Welcome to Community Alcohol Partnerships

Natalia Wealleans-Turner, who was previously a youth worker at the Brathay Trust, helped set up the Young Health Champions Scheme in Barrow and describes how local young people are developing the confidence and skills to act as peer mentors and deliver positive health messages to other young people. 


It was a proud moment when young people taking part in Barrow’s Young Health Champions course (YHC) were invited to meet HRH Princess Anne to discuss their course and their roles as peer mentors.


The Young Health Champions course (YHC) is a Level 2 qualification which CAPs across the UK are delivering to young people between the ages of 12 and 25, giving them the skills and knowledge to deliver positive health messages to other young people.


In Barrow the CAP funded 10 places on the first ever YHC course in Cumbria, working with key youth work partners and educational providers The Brathay Trust, Dropzone and Moorfield Learning Centre to identify young people from alternative learning environments who would benefit from the course, and could then support their peers to increase health and well-being through planned activities and events in schools, youth clubs and The Hub, a one-stop shop for young people in Barrow.
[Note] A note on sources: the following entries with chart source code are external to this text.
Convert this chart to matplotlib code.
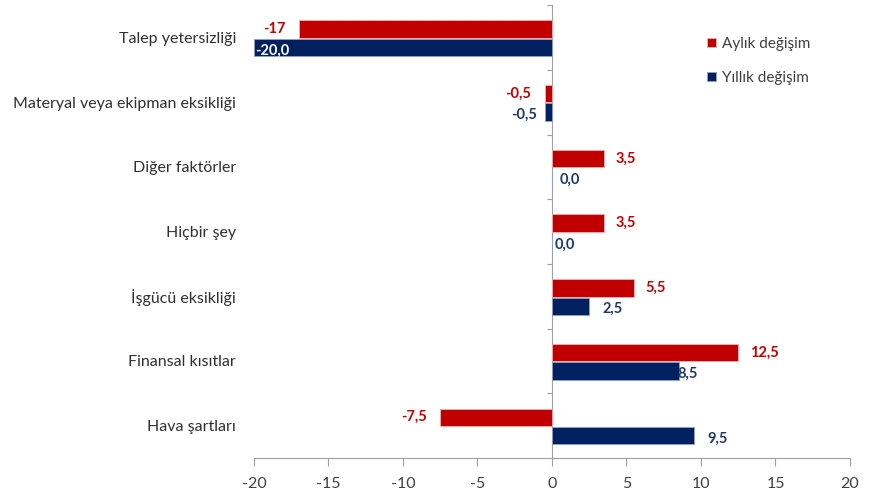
import matplotlib.pyplot as plt
import numpy as np

categories = ["Talep yetersizliği", "Materyal veya ekipman eksikliği", "Diğer faktörler",
              "Hiçbir şey", "İşgücü eksikliği", "Finansal kısıtlar", "Hava şartları"]
aylik = [-17, -0.5, 3.5, 3.5, 5.5, 12.5, -7.5]
yillik = [-20.0, -0.5, 0.0, 0.0, 2.5, 8.5, 9.5]
aylik_labels = ["-17", "-0,5", "3,5", "3,5", "5,5", "12,5", "-7,5"]
yillik_labels = ["-20,0", "-0,5", "0,0", "0,0", "2,5", "8,5", "9,5"]

red = "#C00000"
navy = "#002060"
plt.rcParams['font.family'] = ['Lato', 'DejaVu Sans']

fig = plt.figure(figsize=(8.74, 5.01), dpi=100)
ax = fig.add_axes([0.2906, 0.0858, 0.6819, 0.904])

y = np.arange(len(categories))
h = 0.27
ax.barh(y - 0.13, aylik, height=h, color=red, edgecolor="#f3b0b0", linewidth=0.6,
        label="Aylık değişim", zorder=3)
ax.barh(y + 0.155, yillik, height=h, color=navy, edgecolor="#8fa3c8", linewidth=0.6,
        label="Yıllık değişim", zorder=3)

# data labels
for i, (v, t) in enumerate(zip(aylik, aylik_labels)):
    if v < 0:
        ax.text(v - 0.9, y[i] - 0.13, t, ha="right", va="center", color=red,
                fontsize=10.5, fontweight="bold")
    else:
        ax.text(v + 0.8, y[i] - 0.13, t, ha="left", va="center", color=red,
                fontsize=10.5, fontweight="bold")
for i, (v, t) in enumerate(zip(yillik, yillik_labels)):
    yy = y[i] + 0.2
    if i == 0:
        ax.text(v + 0.1, yy, t, ha="left", va="center", color="white",
                fontsize=10.5, fontweight="bold", zorder=4)
    elif v < 0:
        ax.text(v - 0.5, yy, t, ha="right", va="center", color="#1F3864",
                fontsize=10.5, fontweight="bold")
    elif i == 2:
        ax.text(v + 0.5, yy, t, ha="left", va="center", color="#1F3864",
                fontsize=10.5, fontweight="bold")
    elif i == 5:
        ax.text(v - 0.1, yy, t, ha="left", va="center", color="#1F3864",
                fontsize=10.5, fontweight="bold")
    else:
        ax.text(v + 0.2 if v == 0 else v + 0.9, yy, t, ha="left", va="center",
                color="#1F3864", fontsize=10.5, fontweight="bold")

ax.set_xlim(-20, 20)
ax.set_ylim(len(categories) - 0.5, -0.5)
ax.set_xticks(np.arange(-20, 21, 5))
ax.set_xticklabels([str(v) for v in range(-20, 21, 5)], fontsize=11.5, color="#404040")
ax.set_yticks(y)
ax.set_yticklabels(categories, fontsize=11.5, color="#303030")
ax.tick_params(axis="y", length=0, pad=13)
ax.tick_params(axis="x", length=6, color="#a0a0a0", pad=8)

for s in ["top", "right", "left"]:
    ax.spines[s].set_visible(False)
ax.spines["bottom"].set_color("#a0a0a0")

# category axis at zero with boundary ticks
ax.axvline(0, color="#a0a0a0", linewidth=0.8, zorder=2)
bounds = np.arange(-0.5, len(categories), 1.0)
ax.hlines(bounds[:-1], -0.35, 0, color="#a0a0a0", linewidth=0.8)

leg = ax.legend(loc="upper left", bbox_to_anchor=(0.737, 0.96), frameon=False,
                fontsize=11, handlelength=0.6, handleheight=0.6,
                handletextpad=0.4, labelspacing=1.3)
for t in leg.get_texts():
    t.set_color("#404040")

fig.savefig("out.png", dpi=100)
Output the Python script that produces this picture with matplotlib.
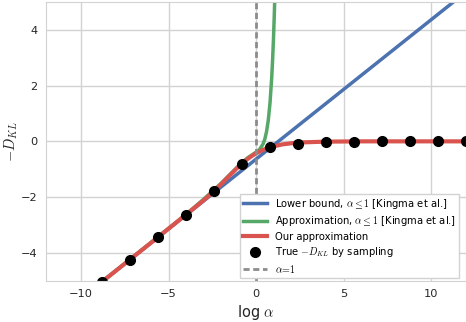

The partners worked together to develop the 12 week programme, holding an open day inviting young people and staff from across a variety of organisations to come and find out about this exciting opportunity. They then recruited a small group of young people who they felt would especially benefit from acquiring an accredited qualification and from working as YHC to develop their communication skills, confidence and self- esteem. The young people studied four units including the Alcohol Awareness unit and worked to develop a health improvement message.


This message centred around improving the response of practitioners and professionals to transgender young people and the issues they face, in the hope of reducing the impact that poor practice has on the mental and emotional health of transgender young people, which may lead to increased alcohol use as an attempt to cope. The young champions held a number of public events where they presented their health improvement message, which was very well received by all. Feedback indicated that the professionals present really benefitted from the YHC’s insight and advice.


The YHC enjoyed their programme and completed a portfolio of their work - each YHC had the opportunity to develop their communication and research skills and build their self esteem and confidence and knowledge. The partners valued working together and hope this pilot leads to further funding to ensure the delivery of more YHC programmes in the Barrow area to help tackle underage drinking through YHC peer support.

Alcohol-related violence has fallen – but it is clear that alcohol misuse has a significant impact on young people and their communities across the country and partnerships such as this are an effective way to tackle this issue. Easy access to alcohol can sometimes put young people at greater risk of dangers. CAPs play a vital role in bringing key stakeholders together to tackle underage drinking, helping to keep young people and communities safe.